In one moment, he moves with the grace of a dancer, long limbs creating elegant lines midair. In the next, he misses the catch and cops it squarely in the crotch. He tumbles onto the gym floor, rolling over once or twice before getting onto his hands and knees. He holds the position for a few moments as if to assess if any damage has been done. Everything is still there. He's OK. The Ranger gets back up. Around him rubber balls fly through the air — some slow enough they can be easily caught, others so hard and fast that, when they hit the back wall, they sound like small explosions.

This is the World Dodgeball Society, where adults voluntarily opt in to play a sport that has long been associated with schoolyard bullying and pain — served via thick rubber balls. The scene is chaotic; the cracks and pops and small explosions echoing throughout the gym are terrifying, and it's only a matter of time before there's another crotch casualty. But unlike a schoolyard game of dodgeball, no one looks afraid. In fact, everyone seems to love it — even the Power Ranger.

The players range in age from their early 20s to 40s and are all of different backgrounds and levels of athleticism. Some are cheery and animated. Others are a little more intense. And in the midst of it all, I'm standing by the entrance to the gym with my name on the sign-up sheet, my feet in orthopedic running shoes, my heart full of fear.

For grown-up kids

Most people familiar with dodgeball either first encountered it during elementary school when teachers unleashed students on each other with balls, or when they saw the 2004 Rawson Marshall Thurber film DodgeBall: A True Underdog Story starring Ben Stiller and Vince Vaughn. Adult dodgeball — the kind played in leagues and competitive tournaments around the world — is a different beast, but it shares similarities to both the schoolyard version and the sport depicted in the film.

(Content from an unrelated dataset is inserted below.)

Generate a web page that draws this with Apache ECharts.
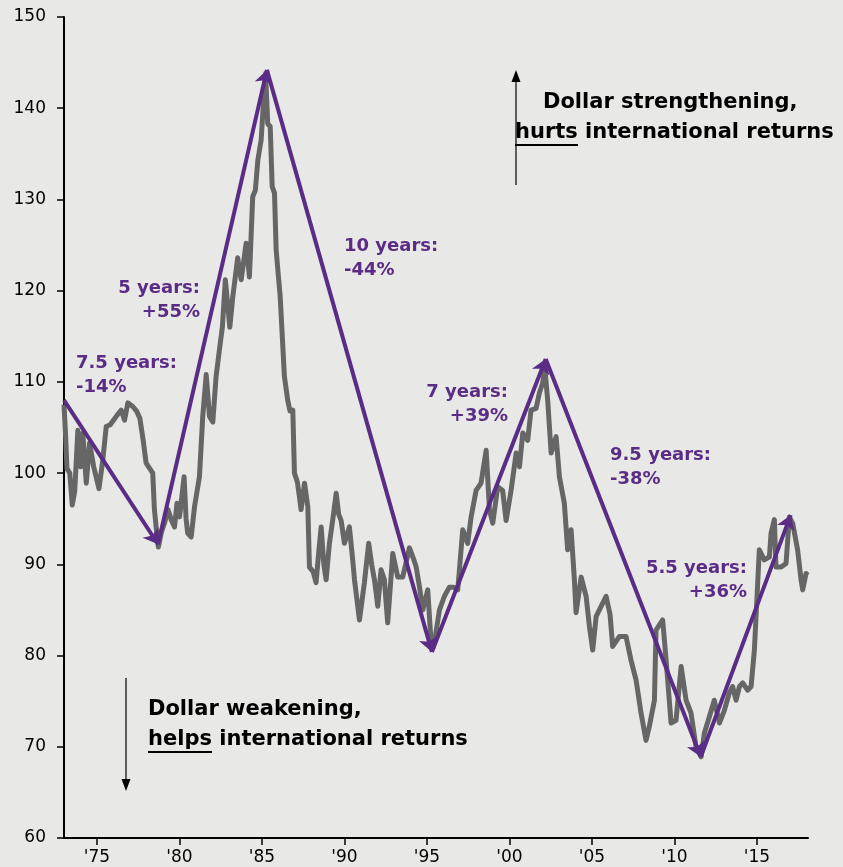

Teams in numbers ranging from six to 20 players (depending on the league) take either side of the court. A line is drawn down the middle that neither can cross. Anywhere from three to six balls are placed on the center line. When the referee blows the whistle, both teams make a dash for the balls, take as many as they can, and throw them at the opponent. Hitting an opponent takes them out of the game. Catching a ball eliminates the thrower and brings one of your own teammates back into the game. The team with the last person standing wins.

Unlike the Thurber film, there's a distinct lack of menacing taunts à la Ben Stiller's mustachioed White Goodman character. Instead, it's a group of enthusiastic players, some in costumes and tutus and others in pajamas and gym gear.

"Yes, we're playing a child's sport as adults," says the World Dodgeball Society's director of operations Sum-Sum Chan. Chan is a marketing consultant from Los Angeles. She admits that during her first year playing with the World Dodgeball Society, she was scared. Her earlier experiences with the game were in fourth grade when students threw rubber playground balls intended for kickball at each other. They were the size of basketballs and about as hard. Getting hit was painful. The boys would target the girls (as is their wont), the athletic kids would target the scrawny kids and, while Chan was good at dodging, it didn't help her win. Nor did it make the game less intimidating. In some American schools, dodgeball was outright banned due to fear of injuries.

But there's something different about adults playing a kids' game, she says. For most players, dodgeball exists in a time capsule. Few people kept playing after middle school. So when they revisit the game as adults, it's almost a second crack at being a child — now with the benefit of a grown-up's mind and body. The rules of the game might be the same, but the players and their purpose aren't: They're not here to bully or intimidate. They're here to socialize and make friends.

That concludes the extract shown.